Stored data:
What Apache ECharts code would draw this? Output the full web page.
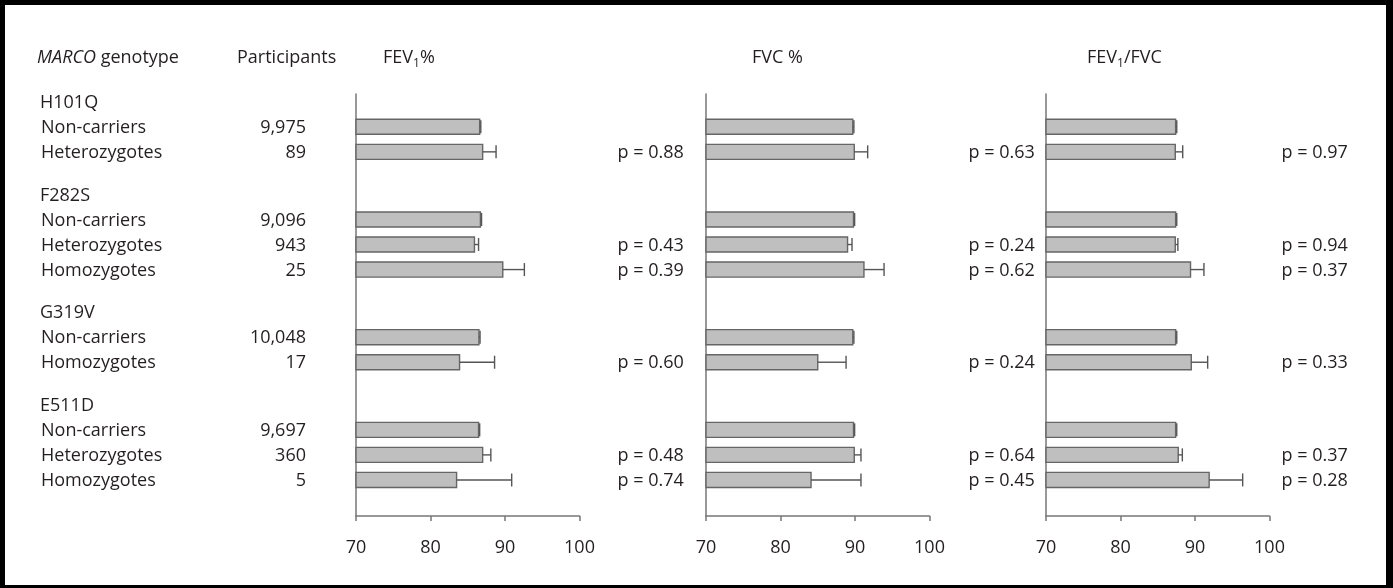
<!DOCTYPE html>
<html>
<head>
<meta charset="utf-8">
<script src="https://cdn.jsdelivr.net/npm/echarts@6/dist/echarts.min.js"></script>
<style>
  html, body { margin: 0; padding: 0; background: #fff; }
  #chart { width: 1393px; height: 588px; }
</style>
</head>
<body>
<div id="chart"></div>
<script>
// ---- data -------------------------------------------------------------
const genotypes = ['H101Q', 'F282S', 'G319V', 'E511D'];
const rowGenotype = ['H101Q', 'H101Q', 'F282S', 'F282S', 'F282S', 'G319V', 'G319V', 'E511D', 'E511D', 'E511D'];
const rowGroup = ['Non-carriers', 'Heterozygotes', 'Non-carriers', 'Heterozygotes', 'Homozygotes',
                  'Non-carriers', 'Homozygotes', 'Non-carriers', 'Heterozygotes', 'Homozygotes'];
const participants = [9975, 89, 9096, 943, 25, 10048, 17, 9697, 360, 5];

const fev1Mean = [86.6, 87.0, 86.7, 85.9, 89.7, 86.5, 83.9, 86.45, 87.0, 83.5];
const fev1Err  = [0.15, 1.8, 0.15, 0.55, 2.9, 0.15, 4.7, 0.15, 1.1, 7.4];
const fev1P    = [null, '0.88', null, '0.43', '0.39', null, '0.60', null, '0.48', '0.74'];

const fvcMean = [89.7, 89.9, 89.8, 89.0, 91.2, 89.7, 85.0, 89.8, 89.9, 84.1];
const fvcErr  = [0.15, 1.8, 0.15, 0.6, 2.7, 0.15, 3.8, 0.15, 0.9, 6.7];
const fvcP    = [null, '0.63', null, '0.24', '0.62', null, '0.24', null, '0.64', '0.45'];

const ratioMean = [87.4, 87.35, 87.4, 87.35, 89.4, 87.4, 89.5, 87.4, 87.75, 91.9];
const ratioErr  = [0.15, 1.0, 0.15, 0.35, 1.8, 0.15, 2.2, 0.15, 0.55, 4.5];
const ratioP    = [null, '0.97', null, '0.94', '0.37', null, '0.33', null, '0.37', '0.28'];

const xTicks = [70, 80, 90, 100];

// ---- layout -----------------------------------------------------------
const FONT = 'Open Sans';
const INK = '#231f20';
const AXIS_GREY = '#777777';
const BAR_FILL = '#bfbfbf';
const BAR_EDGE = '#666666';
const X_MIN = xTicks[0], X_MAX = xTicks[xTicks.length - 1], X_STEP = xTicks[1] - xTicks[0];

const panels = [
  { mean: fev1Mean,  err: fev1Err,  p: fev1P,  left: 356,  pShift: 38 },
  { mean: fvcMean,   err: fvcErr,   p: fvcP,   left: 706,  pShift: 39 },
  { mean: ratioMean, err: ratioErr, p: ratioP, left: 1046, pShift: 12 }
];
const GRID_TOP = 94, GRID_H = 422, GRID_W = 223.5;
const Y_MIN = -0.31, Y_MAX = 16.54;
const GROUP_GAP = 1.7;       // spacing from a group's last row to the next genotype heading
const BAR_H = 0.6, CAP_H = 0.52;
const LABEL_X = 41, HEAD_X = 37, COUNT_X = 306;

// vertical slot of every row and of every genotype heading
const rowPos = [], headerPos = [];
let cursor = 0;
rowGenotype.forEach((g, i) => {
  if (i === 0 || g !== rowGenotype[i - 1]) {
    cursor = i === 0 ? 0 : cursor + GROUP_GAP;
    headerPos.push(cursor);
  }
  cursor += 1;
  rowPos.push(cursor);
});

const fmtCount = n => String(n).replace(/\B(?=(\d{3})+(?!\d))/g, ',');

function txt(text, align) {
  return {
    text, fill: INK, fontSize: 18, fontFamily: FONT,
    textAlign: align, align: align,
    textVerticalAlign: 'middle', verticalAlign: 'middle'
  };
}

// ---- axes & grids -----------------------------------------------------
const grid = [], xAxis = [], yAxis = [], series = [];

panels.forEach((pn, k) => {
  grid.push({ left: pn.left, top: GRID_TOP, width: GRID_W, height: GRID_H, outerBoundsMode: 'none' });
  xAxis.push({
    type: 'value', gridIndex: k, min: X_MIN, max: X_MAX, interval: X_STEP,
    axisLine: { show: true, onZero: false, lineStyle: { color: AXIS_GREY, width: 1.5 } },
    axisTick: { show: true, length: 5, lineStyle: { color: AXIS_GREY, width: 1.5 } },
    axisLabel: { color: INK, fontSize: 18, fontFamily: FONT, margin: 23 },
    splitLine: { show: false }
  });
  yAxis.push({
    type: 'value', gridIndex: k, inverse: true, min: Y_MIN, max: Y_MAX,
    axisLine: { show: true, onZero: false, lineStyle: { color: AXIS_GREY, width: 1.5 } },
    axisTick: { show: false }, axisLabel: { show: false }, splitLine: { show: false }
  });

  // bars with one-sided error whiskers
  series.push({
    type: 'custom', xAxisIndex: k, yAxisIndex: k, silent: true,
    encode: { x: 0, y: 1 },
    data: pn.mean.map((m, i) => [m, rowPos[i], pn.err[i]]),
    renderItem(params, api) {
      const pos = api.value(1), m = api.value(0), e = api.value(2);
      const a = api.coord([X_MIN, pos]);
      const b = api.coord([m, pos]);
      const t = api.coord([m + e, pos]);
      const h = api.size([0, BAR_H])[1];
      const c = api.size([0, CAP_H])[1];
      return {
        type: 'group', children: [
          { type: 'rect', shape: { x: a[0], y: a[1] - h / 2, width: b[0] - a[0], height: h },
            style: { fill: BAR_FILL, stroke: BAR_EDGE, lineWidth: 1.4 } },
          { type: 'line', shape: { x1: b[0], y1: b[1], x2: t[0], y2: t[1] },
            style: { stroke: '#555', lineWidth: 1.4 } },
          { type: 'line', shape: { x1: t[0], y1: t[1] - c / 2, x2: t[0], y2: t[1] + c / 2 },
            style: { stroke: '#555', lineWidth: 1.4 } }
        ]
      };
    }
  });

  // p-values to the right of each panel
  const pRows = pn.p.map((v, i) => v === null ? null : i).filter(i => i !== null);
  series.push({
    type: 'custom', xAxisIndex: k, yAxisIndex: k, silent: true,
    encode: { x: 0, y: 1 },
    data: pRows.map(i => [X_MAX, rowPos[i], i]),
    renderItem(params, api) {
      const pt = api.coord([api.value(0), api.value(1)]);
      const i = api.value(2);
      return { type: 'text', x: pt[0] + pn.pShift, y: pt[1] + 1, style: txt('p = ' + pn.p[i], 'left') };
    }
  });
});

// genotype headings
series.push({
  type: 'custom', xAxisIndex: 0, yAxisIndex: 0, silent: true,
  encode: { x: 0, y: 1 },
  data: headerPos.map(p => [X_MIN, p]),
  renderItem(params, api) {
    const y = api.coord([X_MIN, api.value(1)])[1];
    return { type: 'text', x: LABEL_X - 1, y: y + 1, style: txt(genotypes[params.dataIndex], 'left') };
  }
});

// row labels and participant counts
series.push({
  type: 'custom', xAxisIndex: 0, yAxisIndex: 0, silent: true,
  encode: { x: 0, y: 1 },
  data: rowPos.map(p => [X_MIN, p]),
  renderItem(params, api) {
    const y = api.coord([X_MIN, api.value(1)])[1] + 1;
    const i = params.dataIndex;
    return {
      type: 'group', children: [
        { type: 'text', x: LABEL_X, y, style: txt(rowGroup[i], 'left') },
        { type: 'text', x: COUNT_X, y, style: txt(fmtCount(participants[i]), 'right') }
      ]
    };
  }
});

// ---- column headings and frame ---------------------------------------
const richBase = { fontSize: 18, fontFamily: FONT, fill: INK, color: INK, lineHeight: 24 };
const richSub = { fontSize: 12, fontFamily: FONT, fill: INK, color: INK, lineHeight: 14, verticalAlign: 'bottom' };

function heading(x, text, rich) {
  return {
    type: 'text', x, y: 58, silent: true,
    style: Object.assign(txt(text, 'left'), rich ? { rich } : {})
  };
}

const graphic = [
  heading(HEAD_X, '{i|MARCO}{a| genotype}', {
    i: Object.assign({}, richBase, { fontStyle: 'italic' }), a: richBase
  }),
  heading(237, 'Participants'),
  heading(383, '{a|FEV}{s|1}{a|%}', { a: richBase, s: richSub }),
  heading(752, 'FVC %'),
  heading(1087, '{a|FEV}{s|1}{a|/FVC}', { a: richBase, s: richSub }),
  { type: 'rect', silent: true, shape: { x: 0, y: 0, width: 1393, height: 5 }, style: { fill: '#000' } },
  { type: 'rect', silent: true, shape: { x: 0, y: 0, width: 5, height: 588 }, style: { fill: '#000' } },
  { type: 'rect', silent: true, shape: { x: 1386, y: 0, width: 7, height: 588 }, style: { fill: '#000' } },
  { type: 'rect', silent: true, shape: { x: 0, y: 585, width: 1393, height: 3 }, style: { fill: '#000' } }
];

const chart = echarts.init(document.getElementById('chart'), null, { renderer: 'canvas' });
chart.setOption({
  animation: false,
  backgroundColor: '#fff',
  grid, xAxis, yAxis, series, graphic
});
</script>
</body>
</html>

Goal:
Repeat the listing above exactly from its first line to the line containing "9697, 360, 5];", both included, and omit the pictures.

Response below:
What Apache ECharts code would draw this? Output the full web page.
<!DOCTYPE html>
<html>
<head>
<meta charset="utf-8">
<script src="https://cdn.jsdelivr.net/npm/echarts@6/dist/echarts.min.js"></script>
<style>
  html, body { margin: 0; padding: 0; background: #fff; }
  #chart { width: 1393px; height: 588px; }
</style>
</head>
<body>
<div id="chart"></div>
<script>
// ---- data -------------------------------------------------------------
const genotypes = ['H101Q', 'F282S', 'G319V', 'E511D'];
const rowGenotype = ['H101Q', 'H101Q', 'F282S', 'F282S', 'F282S', 'G319V', 'G319V', 'E511D', 'E511D', 'E511D'];
const rowGroup = ['Non-carriers', 'Heterozygotes', 'Non-carriers', 'Heterozygotes', 'Homozygotes',
                  'Non-carriers', 'Homozygotes', 'Non-carriers', 'Heterozygotes', 'Homozygotes'];
const participants = [9975, 89, 9096, 943, 25, 10048, 17, 9697, 360, 5];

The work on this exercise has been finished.